BPOM Mempertanyakan Validitas Data Obat Covid Temuan Unair
Universitas Airlangga yang mengklaim telah menemukan obat Covid-19, kemarin melaporkan hasil penelitian uji klinis obat tersebut kepada Badan Pengawas Obat dan Makanan (Badan POM). Laporan uji klinis itu wajib dilakukan sebelum diproduksi secara massal.
Namun, yang melaporkan uji klinis obat tersebut bukan Universitas Airlangga langsung, melainkan diserahkan oleh Kepala Staf Angkatan Darat (KSAD) Jenderal TNI Andika Perkasa. Dalam penelitian obat Covid-19 ini, Universitas Airlangga memang bekerjasama dengan TNI AD dan Badan Intelejen Nasional (BIN).
Terhadap hasil uji klinis tersebut, Badan POM menyebut masih harus melakukan evaluasi untuk dapat menyimpulkan apakah uji klinis tersebut valid atau tidak. Selain itu, evaluasi itu dibutuhkan untuk mengetahui apakah obat kombinasi tersebut lebih baik daripada obat standar yang digunakan.
Berdasarkan temuan, Badan POM membutuhkan klarifikasi pada komunitas penelitian di wilayah Bandung yang dilakukan pada tanggal 27-28 Juli 2020. Badan POM menyebut, perlu beberapa klarifikasi data yang sifatnya kritis, yaitu data laboratorium yang dapat membuktikan bahwa efektivitas kombinasi obat yang sedang diuji itu lebih baik daripada obat standar.
Badan POM juga membutuhkan data soal efektivitas temuan obat tersebut pada subyek dengan derajat penyakit sedang dan berat. Data ini dibutuhkan karena yang menjadi sampel untuk obat ini yaitu para relawan di Sekolah Calon Periwra (Secapa) di Bandung. Para relawan ini diketahui merupakan pasien dengan gejala ringan. Bahkan ada juga pasien tanpa gejala yang seharusnya tidak perlu diberikan obat tersebut.
Badan POM juga akan menilai perbaikan dan klarifikasi yang diberikan oleh peneliti dan atau sponsor. Jika perbaikan dan klarifikasi tersebut tidak dapat mendukung validitas hasil uji klinis, maka peneliti harus mengulang pelaksanaan uji klinis.

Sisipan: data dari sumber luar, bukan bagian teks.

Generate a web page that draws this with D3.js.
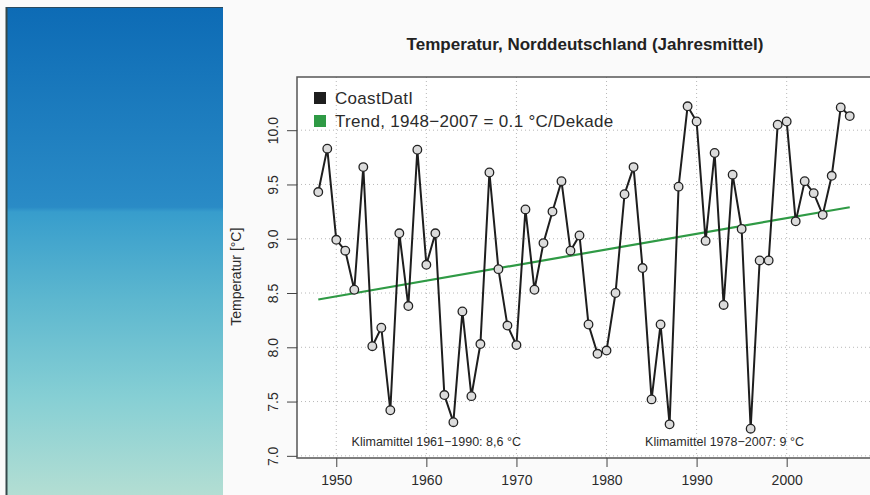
<!DOCTYPE html>
<html>
<head>
<meta charset="utf-8">
<script src="https://cdn.jsdelivr.net/npm/d3@7"></script>
<style>
	body { margin: 0; background: #fafafa; }
	svg { display: block; font-family: "Liberation Sans", Arial, sans-serif; }
</style>
</head>
<body>
<div id="chart"></div>
<script>
// Annual mean temperature, northern Germany (CoastDat)
const years = d3.range(1948, 2008);
const temps = [
	9.43, 9.83, 8.99, 8.89, 8.53, 9.66, 8.01, 8.18, 7.42, 9.05,
	8.38, 9.82, 8.76, 9.05, 7.56, 7.31, 8.33, 7.55, 8.03, 9.61,
	8.72, 8.20, 8.02, 9.27, 8.53, 8.96, 9.25, 9.53, 8.89, 9.03,
	8.21, 7.94, 7.97, 8.50, 9.41, 9.66, 8.73, 7.52, 8.21, 7.29,
	9.48, 10.22, 10.08, 8.98, 9.79, 8.39, 9.59, 9.09, 7.25, 8.80,
	8.80, 10.05, 10.08, 9.16, 9.53, 9.42, 9.22, 9.58, 10.21, 10.13
];
const trendYears = [1948, 2007];
const trendValues = [8.44, 9.29];
const xTicks = [1950, 1960, 1970, 1980, 1990, 2000];
const yTicks = [7.0, 7.5, 8.0, 8.5, 9.0, 9.5, 10.0];
const legendLabels = ['CoastDatI', 'Trend, 1948\u22122007 = 0.1 \u00B0C/Dekade'];
const notes = [
	{ year: 1961.1, text: 'Klimamittel 1961\u22121990: 8,6 \u00B0C' },
	{ year: 1993.1, text: 'Klimamittel 1978\u22122007: 9 \u00B0C' }
];

const width = 870, height = 495;
const lineColor = '#1e1e1e',
	trendColor = '#2f9a45',
	textColor = '#2b2b2b';

const svg = d3.select('#chart').append('svg')
	.attr('width', width)
	.attr('height', height);

// page background
svg.append('rect').attr('width', width).attr('height', height).attr('fill', '#fafafa');

// left side panel with gradient
const defs = svg.append('defs');
const grad = defs.append('linearGradient')
	.attr('id', 'panelGrad')
	.attr('x1', 0).attr('y1', 0).attr('x2', 0).attr('y2', 1);
[
	['0', '#0d6bb5'], ['0.41', '#2a8bc6'], ['0.42', '#379dcc'],
	['0.6', '#5db7cf'], ['0.8', '#86cfd4'], ['1', '#b3ded3']
].forEach(s => grad.append('stop').attr('offset', s[0]).attr('stop-color', s[1]));

svg.append('rect')
	.attr('x', 6).attr('y', 7)
	.attr('width', 217).attr('height', height - 7)
	.attr('fill', 'url(#panelGrad)');
svg.append('line')
	.attr('x1', 6.5).attr('x2', 6.5).attr('y1', 7).attr('y2', height)
	.attr('stroke', '#34484a').attr('stroke-width', 2);
svg.append('line')
	.attr('x1', 6).attr('x2', 223).attr('y1', 7.5).attr('y2', 7.5)
	.attr('stroke', '#2a4a60').attr('stroke-width', 1);

// plot area
const x = d3.scaleLinear().domain([1945.64, 2009.36]).range([297, 871]);
const y = d3.scaleLinear().domain([6.98, 10.49]).range([458, 77]);

svg.append('rect')
	.attr('x', 297).attr('y', 77)
	.attr('width', 574).attr('height', 381)
	.attr('fill', '#ffffff');

// dotted grid
const grid = svg.append('g').attr('class', 'grid')
	.attr('stroke', '#b8b8b8').attr('stroke-dasharray', '1,3');
grid.selectAll('.vgrid').data(xTicks).enter().append('line')
	.attr('x1', d => x(d)).attr('x2', d => x(d))
	.attr('y1', 77).attr('y2', 458);
grid.selectAll('.hgrid').data(yTicks).enter().append('line')
	.attr('y1', d => y(d)).attr('y2', d => y(d))
	.attr('x1', 297).attr('x2', 871);

// trend
const line = d3.line().x(d => x(d[0])).y(d => y(d[1]));
svg.append('path')
	.datum(trendYears.map((yr, i) => [yr, trendValues[i]]))
	.attr('d', line)
	.attr('fill', 'none')
	.attr('stroke', trendColor)
	.attr('stroke-width', 2.2);

// series
const series = years.map((yr, i) => [yr, temps[i]]);
svg.append('path')
	.datum(series)
	.attr('d', line)
	.attr('fill', 'none')
	.attr('stroke', lineColor)
	.attr('stroke-width', 2);

svg.append('g').selectAll('circle')
	.data(series)
	.enter().append('circle')
		.attr('cx', d => x(d[0]))
		.attr('cy', d => y(d[1]))
		.attr('r', 4.3)
		.attr('fill', '#dcdcdc')
		.attr('stroke', '#222')
		.attr('stroke-width', 1.3);

// box
svg.append('rect')
	.attr('x', 297).attr('y', 77)
	.attr('width', 574).attr('height', 381)
	.attr('fill', 'none')
	.attr('stroke', '#555')
	.attr('stroke-width', 1.5);

// axes
const xAxis = svg.append('g')
	.attr('transform', 'translate(0,458)')
	.call(d3.axisBottom(x).tickValues(xTicks).tickFormat(d3.format('d')).tickSize(9).tickSizeOuter(0).tickPadding(8));
xAxis.select('.domain').remove();
xAxis.selectAll('line').attr('stroke', '#444');
xAxis.selectAll('text')
	.style('font-size', '14px')
	.attr('fill', textColor);

const yAxis = svg.append('g')
	.attr('transform', 'translate(297,0)')
	.call(d3.axisLeft(y).tickValues(yTicks).tickFormat(d3.format('.1f')).tickSize(10).tickSizeOuter(0));
yAxis.select('.domain').remove();
yAxis.selectAll('line').attr('stroke', '#444');
yAxis.selectAll('text')
	.attr('x', 0)
	.attr('y', -19)
	.attr('dy', 0)
	.attr('transform', 'rotate(-90)')
	.attr('text-anchor', 'middle')
	.style('font-size', '14px')
	.attr('fill', textColor);

// axis title
svg.append('text')
	.attr('transform', 'translate(241,' + y(8.65) + ') rotate(-90)')
	.attr('text-anchor', 'middle')
	.style('font-size', '14px')
	.attr('fill', textColor)
	.text('Temperatur [\u00B0C]');

// chart title
svg.append('text')
	.attr('x', 585).attr('y', 50)
	.attr('text-anchor', 'middle')
	.style('font-size', '17px')
	.style('font-weight', 'bold')
	.attr('fill', '#222')
	.text('Temperatur, Norddeutschland (Jahresmittel)');

// legend
const legendColors = [lineColor, trendColor];
const legend = svg.append('g').attr('transform', 'translate(314,0)');
legend.selectAll('rect').data(legendLabels).enter().append('rect')
	.attr('x', 0)
	.attr('y', (d, i) => 92 + i * 23)
	.attr('width', 12).attr('height', 12)
	.attr('fill', (d, i) => legendColors[i]);
legend.selectAll('text').data(legendLabels).enter().append('text')
	.attr('x', 21)
	.attr('y', (d, i) => 104 + i * 23)
	.style('font-size', '17px')
	.style('letter-spacing', '0.3px')
	.attr('fill', textColor)
	.text(d => d);

// climate-normal notes
svg.append('g').selectAll('text').data(notes).enter().append('text')
	.attr('x', d => x(d.year))
	.attr('y', 446)
	.attr('text-anchor', 'middle')
	.style('font-size', '12.5px')
	.attr('fill', textColor)
	.text(d => d.text);
</script>
</body>
</html>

Kepala Badan POM menekankan perlunya kehati-hatian dalam pengambilan keputusan dari hasil uji klinis ini, mengingat penggunaan obat kombinasi baru yang tidak tepat akan mengakibatkan risiko efek samping, resistensi dan biaya yang tidak perlu.
“Hal lain yang perlu menjadi perhatian dalam memproduksi obat adalah bahwa obat kombinasi tersebut harus dapat diformulasi dengan baik dan tidak menimbulkan inkompatibilitas baik secara kimia maupun fisik. Industri Farmasi yang akan memproduksi harus telah memiliki sertifikat Cara Produksi Obat yang Baik (CPOB),” tutur Penny K. Lukito Kepala Badan POM.
“Semua keputusan dilakukan berdasarkan bukti ilmiah yang kuat dan dilakukan oleh tim KOMNAS Penilai Obat. Badan POM akan memberikan Persetujuan Penggunaan pada masa darurat jika hasil evaluasi data uji klinik tersebut dinyatakan valid dan sesuai serta telah memenuhi aspek mutu dalam proses pembuatannya,” tegas Penny.